All of this because Blok sees himself in Night Violet as being dead.

Thus Bulgakov is getting his idea to make great Russian poets the main characters of Master and Margarita. And yes, by the time the novel is complete, they are all dead.

This is the principal idea which Bulgakov takes from Blok, making the latter master’s prototype, which in no way contradicts N. V. Gogol’s Dead Souls. As I already wrote before, without the works of Gogol and Lermontov, there would not have been a Blok as the world knows him: the mystical teller of fairytales throughout his poetry.

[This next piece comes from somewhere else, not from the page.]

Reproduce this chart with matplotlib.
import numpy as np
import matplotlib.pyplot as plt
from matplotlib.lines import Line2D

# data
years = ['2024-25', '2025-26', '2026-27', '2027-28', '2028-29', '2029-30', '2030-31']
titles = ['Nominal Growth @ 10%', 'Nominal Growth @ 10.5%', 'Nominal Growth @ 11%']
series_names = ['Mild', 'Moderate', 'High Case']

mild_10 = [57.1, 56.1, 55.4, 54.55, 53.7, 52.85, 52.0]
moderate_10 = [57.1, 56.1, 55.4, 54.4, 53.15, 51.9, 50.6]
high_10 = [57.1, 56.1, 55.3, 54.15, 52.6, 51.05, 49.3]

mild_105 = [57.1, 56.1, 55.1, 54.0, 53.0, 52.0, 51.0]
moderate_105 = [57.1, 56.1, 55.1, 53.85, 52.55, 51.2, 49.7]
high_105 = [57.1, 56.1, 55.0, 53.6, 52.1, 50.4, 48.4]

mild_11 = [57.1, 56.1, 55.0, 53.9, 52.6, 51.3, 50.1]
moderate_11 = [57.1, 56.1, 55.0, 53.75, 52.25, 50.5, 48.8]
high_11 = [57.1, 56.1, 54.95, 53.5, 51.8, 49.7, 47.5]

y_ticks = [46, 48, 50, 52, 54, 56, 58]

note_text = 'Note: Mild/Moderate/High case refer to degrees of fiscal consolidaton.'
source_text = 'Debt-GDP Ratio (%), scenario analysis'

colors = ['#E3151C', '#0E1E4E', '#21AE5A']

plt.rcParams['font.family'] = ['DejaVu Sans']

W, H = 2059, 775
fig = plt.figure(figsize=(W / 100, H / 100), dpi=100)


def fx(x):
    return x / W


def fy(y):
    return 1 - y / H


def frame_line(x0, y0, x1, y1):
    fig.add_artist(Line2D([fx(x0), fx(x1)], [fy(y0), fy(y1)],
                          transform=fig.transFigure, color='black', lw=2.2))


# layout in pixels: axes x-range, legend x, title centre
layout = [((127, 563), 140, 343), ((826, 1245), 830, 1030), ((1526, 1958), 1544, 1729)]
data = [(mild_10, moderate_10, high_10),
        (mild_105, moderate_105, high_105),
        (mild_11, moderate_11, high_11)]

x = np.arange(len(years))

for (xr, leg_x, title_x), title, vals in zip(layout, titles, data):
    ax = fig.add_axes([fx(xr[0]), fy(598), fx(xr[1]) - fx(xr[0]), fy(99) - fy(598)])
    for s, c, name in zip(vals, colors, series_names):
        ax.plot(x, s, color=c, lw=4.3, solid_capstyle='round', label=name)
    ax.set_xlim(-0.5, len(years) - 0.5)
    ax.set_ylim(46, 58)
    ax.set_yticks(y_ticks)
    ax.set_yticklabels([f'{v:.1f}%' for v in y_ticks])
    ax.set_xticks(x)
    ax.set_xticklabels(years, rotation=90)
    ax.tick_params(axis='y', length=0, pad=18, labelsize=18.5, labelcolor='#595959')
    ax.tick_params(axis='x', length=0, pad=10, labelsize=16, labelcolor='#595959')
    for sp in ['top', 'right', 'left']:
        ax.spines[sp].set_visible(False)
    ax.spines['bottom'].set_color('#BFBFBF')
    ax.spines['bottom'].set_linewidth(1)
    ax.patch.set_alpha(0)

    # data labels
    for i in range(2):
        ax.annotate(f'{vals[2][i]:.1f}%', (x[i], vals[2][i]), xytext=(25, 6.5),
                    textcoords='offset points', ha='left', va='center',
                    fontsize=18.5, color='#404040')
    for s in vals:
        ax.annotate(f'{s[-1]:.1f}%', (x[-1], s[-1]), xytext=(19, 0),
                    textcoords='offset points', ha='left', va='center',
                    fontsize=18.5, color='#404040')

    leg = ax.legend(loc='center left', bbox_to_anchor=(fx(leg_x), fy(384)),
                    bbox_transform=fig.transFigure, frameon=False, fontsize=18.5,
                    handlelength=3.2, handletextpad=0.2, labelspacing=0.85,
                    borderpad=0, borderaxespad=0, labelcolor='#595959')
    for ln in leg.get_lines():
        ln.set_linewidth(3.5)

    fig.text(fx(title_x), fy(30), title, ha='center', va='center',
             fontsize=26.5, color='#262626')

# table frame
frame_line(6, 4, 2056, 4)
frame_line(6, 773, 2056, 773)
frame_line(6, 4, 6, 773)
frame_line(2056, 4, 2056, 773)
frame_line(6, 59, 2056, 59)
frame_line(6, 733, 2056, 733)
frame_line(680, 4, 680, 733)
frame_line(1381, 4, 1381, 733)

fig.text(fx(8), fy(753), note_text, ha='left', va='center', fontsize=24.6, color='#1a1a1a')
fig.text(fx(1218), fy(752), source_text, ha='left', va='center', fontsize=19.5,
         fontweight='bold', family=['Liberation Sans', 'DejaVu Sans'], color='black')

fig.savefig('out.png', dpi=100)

The “troop” of the “man” “immovably sitting… in the darkest corner” of the hut, are all Russian poets, the “man” being none other than A. S. Pushkin. Bulgakov’s description of the “dark-violet knight” uncannily corresponds to Pushkin’s description given by Blok himself:

Putting his elbows on his knees,
And propping his face with his hands,
It was obvious that he, without aging,
Without changing and always thinking the same thought,
Pined away here for ages…
He is now sitting, condemned,
With the very same thought in his mind…"
 
But there is yet another striking detail in Blok. “Night Violet” isn’t just the name of a “carefree and pure” flower, to which he applies the same words of description (“purple-green”) as to the “purple-green twilight,” but it is also the name of the country of the “sleeping beauty.”

Hence, Bulgakov takes the idea of master’s “Rest,” substituting Blok’s “hut” by a “house,” which awaits master on Yeshua’s request.

But the most important clue of calling A. S. Pushkin a “dark-violet knight” comes to Bulgakov from A. Blok’s Night Violet. Observe that “night violet” corresponds to the “dark-violet” color in Bulgakov.

In so far as the “knight” goes, Blok calls Pushkin “of noble descent… a brave hero… a bard of Scandinavian lore.” Considering that the first dynasty of Russian rulers comes from the tribe of Rurik, who had come to Russia from Scandinavia, together with his troop.

A. S. Pushkin sings those times of yore in his poem about Prince Oleg:

Oleg the Wise now prepares for a march
To punish the foolish Khazars…

Therefore, the troop of the “man sitting in the darkest corner” is constituted of Russian poets of Pushkin’s and later times. This is why Blok likens himself to Pushkin in particular, which is also what other poets do, declaring him their paragon. Hence, Dark Violet – A. S. Pushkin happens to be also the country which is called Dark Violet.

In this, Blok differs from Merezhkovsky, being an original poet with an original way of thinking. Merezhkovsky writes this, comparing Pushkin and Lermontov in his essay Nighttime Luminary:

“Through the dusk of Pushkin’s day, Lermontov twinkles mysteriously like the first [evening] star. Pushkin is the daytime, whereas Lermontov is the nighttime luminary of Russian poetry.”

(Dmitry Sergeyevich Merezhkovsky [1866-1941] was a Russian writer, philosopher, mystic, etc. See my posted chapter Triangle and elsewhere.)